**GIVEN TASK**
Starting at the line that contains "Output the Python" and stopping at the line that contains "y_min, y_max = y_ticks[0], y_ticks[-1]", transcribe every line of the material below exactly; pictures stay out.

Figure scripts:
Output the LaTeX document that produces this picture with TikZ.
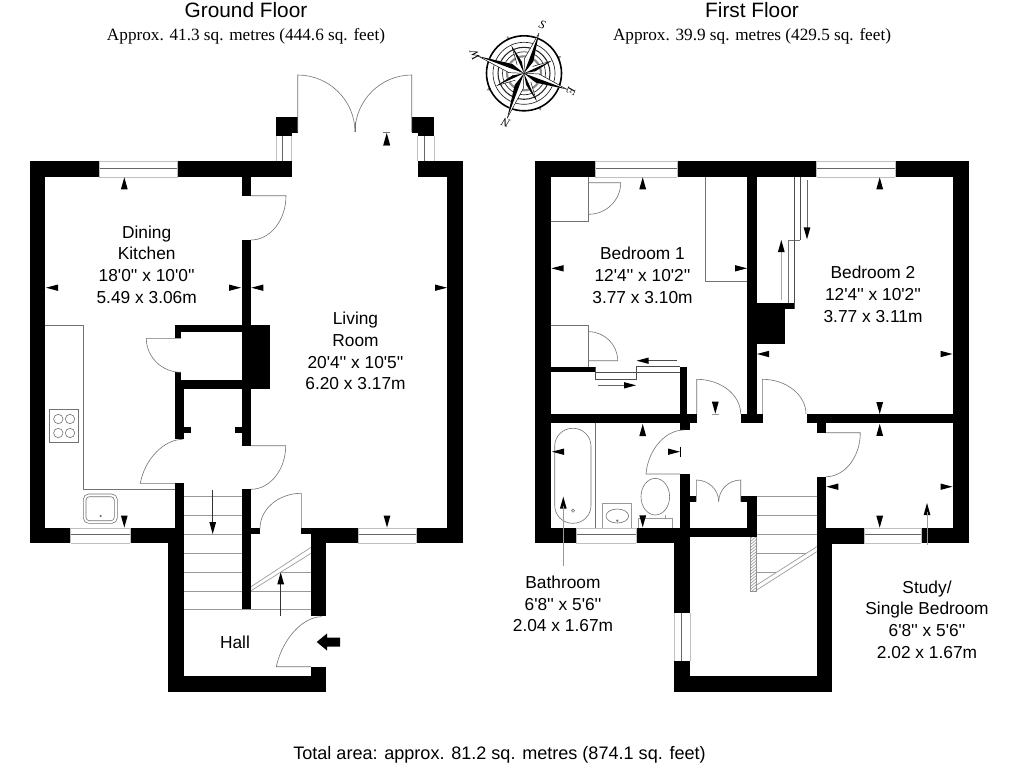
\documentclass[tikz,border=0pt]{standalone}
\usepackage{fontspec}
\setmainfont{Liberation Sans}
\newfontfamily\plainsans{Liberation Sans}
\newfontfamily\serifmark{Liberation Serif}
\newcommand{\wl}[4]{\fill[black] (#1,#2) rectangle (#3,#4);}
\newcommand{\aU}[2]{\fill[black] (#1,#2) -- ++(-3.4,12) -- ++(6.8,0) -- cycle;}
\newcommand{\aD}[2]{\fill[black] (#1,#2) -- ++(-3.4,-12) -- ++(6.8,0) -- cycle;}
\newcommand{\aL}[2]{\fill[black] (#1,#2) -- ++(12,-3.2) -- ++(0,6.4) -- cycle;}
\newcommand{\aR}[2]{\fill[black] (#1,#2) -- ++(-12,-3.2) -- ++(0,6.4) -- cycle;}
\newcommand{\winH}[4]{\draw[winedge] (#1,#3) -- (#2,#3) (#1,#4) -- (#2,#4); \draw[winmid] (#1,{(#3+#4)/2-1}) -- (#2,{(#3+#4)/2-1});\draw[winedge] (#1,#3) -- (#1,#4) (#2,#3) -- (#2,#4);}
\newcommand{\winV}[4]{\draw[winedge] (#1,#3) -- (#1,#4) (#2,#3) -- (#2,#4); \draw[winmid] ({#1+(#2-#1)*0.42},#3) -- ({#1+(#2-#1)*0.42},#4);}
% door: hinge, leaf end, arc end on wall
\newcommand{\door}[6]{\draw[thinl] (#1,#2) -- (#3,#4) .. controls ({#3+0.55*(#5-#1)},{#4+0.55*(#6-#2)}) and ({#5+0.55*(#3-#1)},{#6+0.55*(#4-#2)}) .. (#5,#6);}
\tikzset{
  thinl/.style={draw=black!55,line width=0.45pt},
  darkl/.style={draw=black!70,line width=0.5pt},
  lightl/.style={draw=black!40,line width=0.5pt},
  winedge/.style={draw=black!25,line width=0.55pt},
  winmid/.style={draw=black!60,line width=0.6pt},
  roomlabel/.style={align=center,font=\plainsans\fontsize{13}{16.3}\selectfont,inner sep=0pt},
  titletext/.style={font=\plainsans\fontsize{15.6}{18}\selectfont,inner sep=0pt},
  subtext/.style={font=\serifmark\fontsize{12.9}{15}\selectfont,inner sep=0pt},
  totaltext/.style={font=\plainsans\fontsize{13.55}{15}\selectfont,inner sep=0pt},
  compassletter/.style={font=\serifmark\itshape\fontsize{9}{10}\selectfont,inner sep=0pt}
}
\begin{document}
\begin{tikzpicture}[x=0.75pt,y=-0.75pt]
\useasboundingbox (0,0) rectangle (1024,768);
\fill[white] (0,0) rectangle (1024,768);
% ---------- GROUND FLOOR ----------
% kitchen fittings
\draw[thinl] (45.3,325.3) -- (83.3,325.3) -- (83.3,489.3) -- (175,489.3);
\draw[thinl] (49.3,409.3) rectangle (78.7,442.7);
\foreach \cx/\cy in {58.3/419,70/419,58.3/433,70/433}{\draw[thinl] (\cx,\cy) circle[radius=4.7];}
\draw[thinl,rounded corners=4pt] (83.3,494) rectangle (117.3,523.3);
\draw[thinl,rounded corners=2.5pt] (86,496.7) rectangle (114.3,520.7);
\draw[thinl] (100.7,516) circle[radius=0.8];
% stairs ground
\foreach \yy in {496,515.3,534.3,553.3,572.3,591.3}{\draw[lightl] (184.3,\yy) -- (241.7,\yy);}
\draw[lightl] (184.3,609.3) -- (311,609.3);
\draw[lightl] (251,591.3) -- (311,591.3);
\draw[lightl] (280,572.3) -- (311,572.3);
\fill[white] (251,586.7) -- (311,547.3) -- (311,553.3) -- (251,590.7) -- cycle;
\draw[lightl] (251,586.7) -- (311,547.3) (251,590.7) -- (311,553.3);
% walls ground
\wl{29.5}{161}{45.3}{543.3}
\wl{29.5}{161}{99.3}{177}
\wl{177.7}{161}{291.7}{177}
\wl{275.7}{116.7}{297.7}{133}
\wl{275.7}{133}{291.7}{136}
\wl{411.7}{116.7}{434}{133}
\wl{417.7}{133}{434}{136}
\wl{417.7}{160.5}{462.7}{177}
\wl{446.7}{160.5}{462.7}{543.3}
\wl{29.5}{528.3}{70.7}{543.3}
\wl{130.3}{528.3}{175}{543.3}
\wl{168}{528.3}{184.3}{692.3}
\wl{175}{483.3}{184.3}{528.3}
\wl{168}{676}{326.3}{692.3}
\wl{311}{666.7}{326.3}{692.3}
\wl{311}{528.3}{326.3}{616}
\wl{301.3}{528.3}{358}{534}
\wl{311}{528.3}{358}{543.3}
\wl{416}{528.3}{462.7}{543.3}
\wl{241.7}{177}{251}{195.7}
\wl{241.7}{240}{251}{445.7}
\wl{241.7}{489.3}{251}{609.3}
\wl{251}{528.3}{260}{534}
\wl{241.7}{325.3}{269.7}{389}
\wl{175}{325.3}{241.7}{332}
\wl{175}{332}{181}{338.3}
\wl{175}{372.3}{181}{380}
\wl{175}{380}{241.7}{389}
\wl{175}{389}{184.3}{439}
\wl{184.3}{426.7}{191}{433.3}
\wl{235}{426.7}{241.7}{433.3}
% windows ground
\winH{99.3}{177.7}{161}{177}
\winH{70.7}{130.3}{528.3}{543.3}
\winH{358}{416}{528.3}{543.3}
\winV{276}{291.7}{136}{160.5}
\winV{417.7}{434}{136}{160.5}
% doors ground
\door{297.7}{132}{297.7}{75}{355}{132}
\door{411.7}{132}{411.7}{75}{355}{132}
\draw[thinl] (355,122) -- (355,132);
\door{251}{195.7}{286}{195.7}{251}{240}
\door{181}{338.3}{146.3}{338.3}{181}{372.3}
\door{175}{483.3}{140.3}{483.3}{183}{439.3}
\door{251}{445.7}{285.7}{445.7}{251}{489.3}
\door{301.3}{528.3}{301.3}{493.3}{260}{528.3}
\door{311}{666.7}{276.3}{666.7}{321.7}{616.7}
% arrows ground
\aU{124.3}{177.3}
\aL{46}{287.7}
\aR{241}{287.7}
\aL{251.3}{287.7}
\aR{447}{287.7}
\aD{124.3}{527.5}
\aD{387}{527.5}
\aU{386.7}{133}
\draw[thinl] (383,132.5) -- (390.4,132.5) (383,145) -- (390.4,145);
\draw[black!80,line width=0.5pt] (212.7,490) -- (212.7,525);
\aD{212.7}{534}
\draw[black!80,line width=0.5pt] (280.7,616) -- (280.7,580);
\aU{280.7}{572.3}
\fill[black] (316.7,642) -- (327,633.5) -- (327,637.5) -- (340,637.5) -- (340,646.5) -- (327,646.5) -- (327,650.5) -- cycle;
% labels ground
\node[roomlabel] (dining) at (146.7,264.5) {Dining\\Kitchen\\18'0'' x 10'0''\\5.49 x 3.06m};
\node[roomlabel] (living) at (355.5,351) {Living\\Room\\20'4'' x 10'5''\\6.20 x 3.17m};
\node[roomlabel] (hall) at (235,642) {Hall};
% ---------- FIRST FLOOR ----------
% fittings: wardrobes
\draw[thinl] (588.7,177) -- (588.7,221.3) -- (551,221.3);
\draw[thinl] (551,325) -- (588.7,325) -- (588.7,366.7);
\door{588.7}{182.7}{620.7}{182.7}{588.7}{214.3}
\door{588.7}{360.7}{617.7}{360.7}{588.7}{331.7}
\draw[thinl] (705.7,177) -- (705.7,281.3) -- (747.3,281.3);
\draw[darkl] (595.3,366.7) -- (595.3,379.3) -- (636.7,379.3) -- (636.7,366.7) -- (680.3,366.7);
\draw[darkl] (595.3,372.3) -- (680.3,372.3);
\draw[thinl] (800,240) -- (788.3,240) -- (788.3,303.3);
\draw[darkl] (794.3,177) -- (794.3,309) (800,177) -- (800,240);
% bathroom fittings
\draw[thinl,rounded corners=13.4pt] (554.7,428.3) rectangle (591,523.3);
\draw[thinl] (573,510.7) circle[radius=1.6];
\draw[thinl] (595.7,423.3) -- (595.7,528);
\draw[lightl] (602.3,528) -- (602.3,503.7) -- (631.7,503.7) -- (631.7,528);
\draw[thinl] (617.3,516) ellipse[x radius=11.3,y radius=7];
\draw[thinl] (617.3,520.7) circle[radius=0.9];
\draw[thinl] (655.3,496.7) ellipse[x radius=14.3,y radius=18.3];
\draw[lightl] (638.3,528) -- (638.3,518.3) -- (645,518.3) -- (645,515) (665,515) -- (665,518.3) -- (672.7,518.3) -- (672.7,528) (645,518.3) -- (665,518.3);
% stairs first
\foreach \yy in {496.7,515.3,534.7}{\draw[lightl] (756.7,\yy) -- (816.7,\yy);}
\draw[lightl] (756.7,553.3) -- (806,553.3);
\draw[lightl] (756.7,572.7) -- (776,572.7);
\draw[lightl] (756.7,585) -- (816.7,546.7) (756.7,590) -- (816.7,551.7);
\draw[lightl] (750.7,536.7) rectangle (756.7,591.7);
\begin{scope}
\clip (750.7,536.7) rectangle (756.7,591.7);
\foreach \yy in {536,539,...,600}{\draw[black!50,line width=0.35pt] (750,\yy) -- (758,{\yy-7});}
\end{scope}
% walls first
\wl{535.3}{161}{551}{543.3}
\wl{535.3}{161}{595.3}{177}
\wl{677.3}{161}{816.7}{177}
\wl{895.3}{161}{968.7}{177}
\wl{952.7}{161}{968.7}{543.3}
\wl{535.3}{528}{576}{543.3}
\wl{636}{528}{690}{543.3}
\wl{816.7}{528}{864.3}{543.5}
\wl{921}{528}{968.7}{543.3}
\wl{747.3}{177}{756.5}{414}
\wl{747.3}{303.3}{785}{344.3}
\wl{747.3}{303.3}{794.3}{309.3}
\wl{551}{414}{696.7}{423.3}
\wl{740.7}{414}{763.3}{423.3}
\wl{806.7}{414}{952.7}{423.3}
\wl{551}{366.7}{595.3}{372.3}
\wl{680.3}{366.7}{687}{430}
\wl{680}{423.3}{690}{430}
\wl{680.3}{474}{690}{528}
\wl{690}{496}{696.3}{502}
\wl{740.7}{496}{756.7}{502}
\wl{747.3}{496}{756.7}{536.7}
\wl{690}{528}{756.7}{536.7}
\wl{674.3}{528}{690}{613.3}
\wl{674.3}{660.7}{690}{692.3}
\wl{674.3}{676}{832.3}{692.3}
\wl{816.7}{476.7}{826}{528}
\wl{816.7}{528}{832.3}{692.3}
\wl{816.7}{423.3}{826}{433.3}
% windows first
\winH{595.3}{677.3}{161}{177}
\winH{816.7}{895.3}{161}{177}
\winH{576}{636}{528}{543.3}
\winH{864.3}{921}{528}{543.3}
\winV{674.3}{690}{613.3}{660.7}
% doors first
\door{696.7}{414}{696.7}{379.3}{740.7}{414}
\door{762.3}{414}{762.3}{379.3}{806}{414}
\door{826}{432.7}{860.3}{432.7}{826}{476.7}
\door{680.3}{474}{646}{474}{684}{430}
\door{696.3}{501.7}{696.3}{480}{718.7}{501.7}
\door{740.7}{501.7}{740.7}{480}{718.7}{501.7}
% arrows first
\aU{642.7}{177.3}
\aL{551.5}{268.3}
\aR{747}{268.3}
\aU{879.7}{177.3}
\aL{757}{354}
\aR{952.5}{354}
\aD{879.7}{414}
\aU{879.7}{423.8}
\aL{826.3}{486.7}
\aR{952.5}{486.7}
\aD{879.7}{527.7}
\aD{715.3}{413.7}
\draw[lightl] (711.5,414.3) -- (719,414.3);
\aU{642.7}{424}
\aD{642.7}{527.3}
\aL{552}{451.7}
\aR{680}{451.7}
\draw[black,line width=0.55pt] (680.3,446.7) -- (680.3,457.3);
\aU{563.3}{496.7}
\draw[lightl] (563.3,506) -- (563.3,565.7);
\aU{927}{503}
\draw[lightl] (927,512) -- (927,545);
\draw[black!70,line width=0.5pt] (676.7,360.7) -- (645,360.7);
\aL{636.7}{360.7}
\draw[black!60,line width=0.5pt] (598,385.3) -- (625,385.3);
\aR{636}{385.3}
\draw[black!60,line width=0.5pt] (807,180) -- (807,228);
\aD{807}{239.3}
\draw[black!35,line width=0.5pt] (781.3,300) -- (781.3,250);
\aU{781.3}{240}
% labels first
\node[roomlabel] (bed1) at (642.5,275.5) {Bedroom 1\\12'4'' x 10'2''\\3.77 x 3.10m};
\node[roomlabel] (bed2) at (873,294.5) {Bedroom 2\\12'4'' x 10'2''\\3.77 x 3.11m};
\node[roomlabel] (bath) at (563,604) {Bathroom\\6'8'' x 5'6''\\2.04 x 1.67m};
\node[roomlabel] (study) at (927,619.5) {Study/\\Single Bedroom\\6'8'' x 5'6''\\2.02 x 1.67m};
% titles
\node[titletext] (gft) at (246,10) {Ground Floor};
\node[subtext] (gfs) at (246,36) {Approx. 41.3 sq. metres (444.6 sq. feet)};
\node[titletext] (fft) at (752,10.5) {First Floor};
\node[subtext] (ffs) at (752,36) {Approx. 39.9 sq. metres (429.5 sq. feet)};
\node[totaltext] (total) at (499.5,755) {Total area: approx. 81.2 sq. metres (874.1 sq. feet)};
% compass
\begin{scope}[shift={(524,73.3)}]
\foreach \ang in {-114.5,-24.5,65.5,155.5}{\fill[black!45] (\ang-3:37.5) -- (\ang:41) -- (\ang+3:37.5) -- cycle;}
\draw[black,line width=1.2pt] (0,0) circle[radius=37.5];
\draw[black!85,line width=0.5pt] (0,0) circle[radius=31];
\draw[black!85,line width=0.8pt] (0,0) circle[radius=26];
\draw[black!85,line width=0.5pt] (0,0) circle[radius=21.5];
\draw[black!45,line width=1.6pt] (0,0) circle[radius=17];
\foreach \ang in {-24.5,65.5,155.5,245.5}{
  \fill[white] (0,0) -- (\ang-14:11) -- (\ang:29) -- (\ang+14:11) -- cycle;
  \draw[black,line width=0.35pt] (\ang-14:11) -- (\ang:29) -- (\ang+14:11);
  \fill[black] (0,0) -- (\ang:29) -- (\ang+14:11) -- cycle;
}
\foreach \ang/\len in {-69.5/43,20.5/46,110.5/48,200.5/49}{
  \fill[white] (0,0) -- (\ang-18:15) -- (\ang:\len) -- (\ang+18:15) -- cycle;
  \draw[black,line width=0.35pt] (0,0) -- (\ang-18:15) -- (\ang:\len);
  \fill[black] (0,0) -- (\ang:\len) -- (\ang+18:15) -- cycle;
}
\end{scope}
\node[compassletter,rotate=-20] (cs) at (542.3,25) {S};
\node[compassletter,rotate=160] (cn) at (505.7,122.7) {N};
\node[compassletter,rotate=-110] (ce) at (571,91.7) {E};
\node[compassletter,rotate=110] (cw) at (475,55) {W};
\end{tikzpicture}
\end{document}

==

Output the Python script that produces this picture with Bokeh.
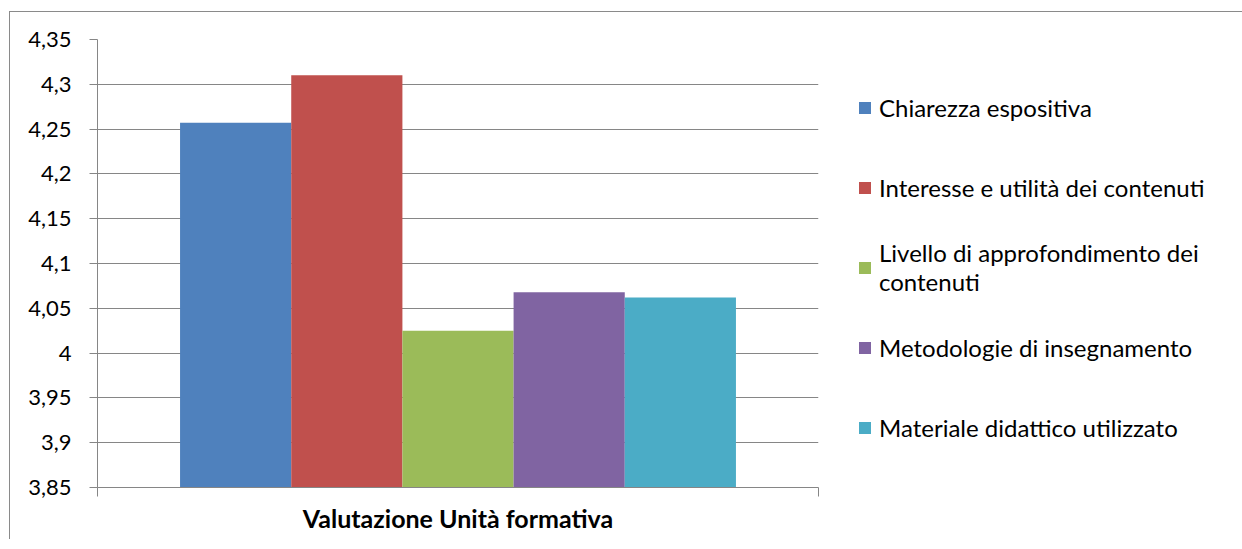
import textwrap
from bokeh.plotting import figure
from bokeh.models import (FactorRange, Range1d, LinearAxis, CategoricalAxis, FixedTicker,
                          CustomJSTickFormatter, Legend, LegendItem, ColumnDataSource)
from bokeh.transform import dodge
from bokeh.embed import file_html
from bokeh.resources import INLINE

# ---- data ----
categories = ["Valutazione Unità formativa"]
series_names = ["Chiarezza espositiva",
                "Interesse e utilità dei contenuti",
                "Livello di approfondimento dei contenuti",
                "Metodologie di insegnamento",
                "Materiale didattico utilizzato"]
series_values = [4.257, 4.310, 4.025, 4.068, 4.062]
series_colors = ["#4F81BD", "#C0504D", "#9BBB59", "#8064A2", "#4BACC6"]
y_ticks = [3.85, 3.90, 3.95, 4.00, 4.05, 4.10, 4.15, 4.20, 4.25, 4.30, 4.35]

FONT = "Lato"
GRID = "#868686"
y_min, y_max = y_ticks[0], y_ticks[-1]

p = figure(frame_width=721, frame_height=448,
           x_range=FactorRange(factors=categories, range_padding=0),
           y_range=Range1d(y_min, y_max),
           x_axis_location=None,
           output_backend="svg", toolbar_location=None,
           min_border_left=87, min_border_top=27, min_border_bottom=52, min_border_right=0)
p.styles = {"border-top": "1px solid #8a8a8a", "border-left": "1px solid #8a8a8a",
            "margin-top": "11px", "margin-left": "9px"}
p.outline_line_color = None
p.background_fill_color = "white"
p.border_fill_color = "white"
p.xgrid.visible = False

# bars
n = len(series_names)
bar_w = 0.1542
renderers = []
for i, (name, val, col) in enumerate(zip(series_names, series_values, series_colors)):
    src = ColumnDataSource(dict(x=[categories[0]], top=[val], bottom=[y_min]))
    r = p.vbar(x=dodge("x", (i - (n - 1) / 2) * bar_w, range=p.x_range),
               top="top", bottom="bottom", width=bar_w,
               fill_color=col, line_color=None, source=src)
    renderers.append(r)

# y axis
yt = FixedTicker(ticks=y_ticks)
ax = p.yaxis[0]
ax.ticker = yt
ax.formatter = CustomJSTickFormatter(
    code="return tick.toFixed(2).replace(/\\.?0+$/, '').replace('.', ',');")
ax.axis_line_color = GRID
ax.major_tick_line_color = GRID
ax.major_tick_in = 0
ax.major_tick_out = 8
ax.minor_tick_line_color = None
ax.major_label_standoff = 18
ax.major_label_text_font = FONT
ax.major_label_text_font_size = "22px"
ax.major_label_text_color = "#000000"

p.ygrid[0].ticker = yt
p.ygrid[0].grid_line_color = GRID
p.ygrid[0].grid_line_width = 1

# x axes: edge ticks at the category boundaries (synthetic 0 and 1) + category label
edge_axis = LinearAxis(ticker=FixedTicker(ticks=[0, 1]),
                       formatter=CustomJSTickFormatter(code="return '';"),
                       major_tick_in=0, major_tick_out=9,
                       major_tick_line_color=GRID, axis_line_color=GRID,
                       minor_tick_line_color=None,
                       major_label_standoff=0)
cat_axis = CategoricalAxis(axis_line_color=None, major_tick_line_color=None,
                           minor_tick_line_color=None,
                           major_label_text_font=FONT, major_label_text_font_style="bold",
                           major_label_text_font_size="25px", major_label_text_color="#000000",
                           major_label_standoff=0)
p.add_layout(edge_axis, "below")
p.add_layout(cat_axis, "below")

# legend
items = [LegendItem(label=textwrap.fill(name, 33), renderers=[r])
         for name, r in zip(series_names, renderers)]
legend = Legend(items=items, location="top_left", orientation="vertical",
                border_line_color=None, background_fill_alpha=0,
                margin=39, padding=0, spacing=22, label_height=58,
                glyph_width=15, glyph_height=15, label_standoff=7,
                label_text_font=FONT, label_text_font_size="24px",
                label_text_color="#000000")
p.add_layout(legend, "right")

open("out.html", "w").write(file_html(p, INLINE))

**FULL ANSWER**
Output the Python script that produces this picture with Bokeh.
import textwrap
from bokeh.plotting import figure
from bokeh.models import (FactorRange, Range1d, LinearAxis, CategoricalAxis, FixedTicker,
                          CustomJSTickFormatter, Legend, LegendItem, ColumnDataSource)
from bokeh.transform import dodge
from bokeh.embed import file_html
from bokeh.resources import INLINE

# ---- data ----
categories = ["Valutazione Unità formativa"]
series_names = ["Chiarezza espositiva",
                "Interesse e utilità dei contenuti",
                "Livello di approfondimento dei contenuti",
                "Metodologie di insegnamento",
                "Materiale didattico utilizzato"]
series_values = [4.257, 4.310, 4.025, 4.068, 4.062]
series_colors = ["#4F81BD", "#C0504D", "#9BBB59", "#8064A2", "#4BACC6"]
y_ticks = [3.85, 3.90, 3.95, 4.00, 4.05, 4.10, 4.15, 4.20, 4.25, 4.30, 4.35]

FONT = "Lato"
GRID = "#868686"
y_min, y_max = y_ticks[0], y_ticks[-1]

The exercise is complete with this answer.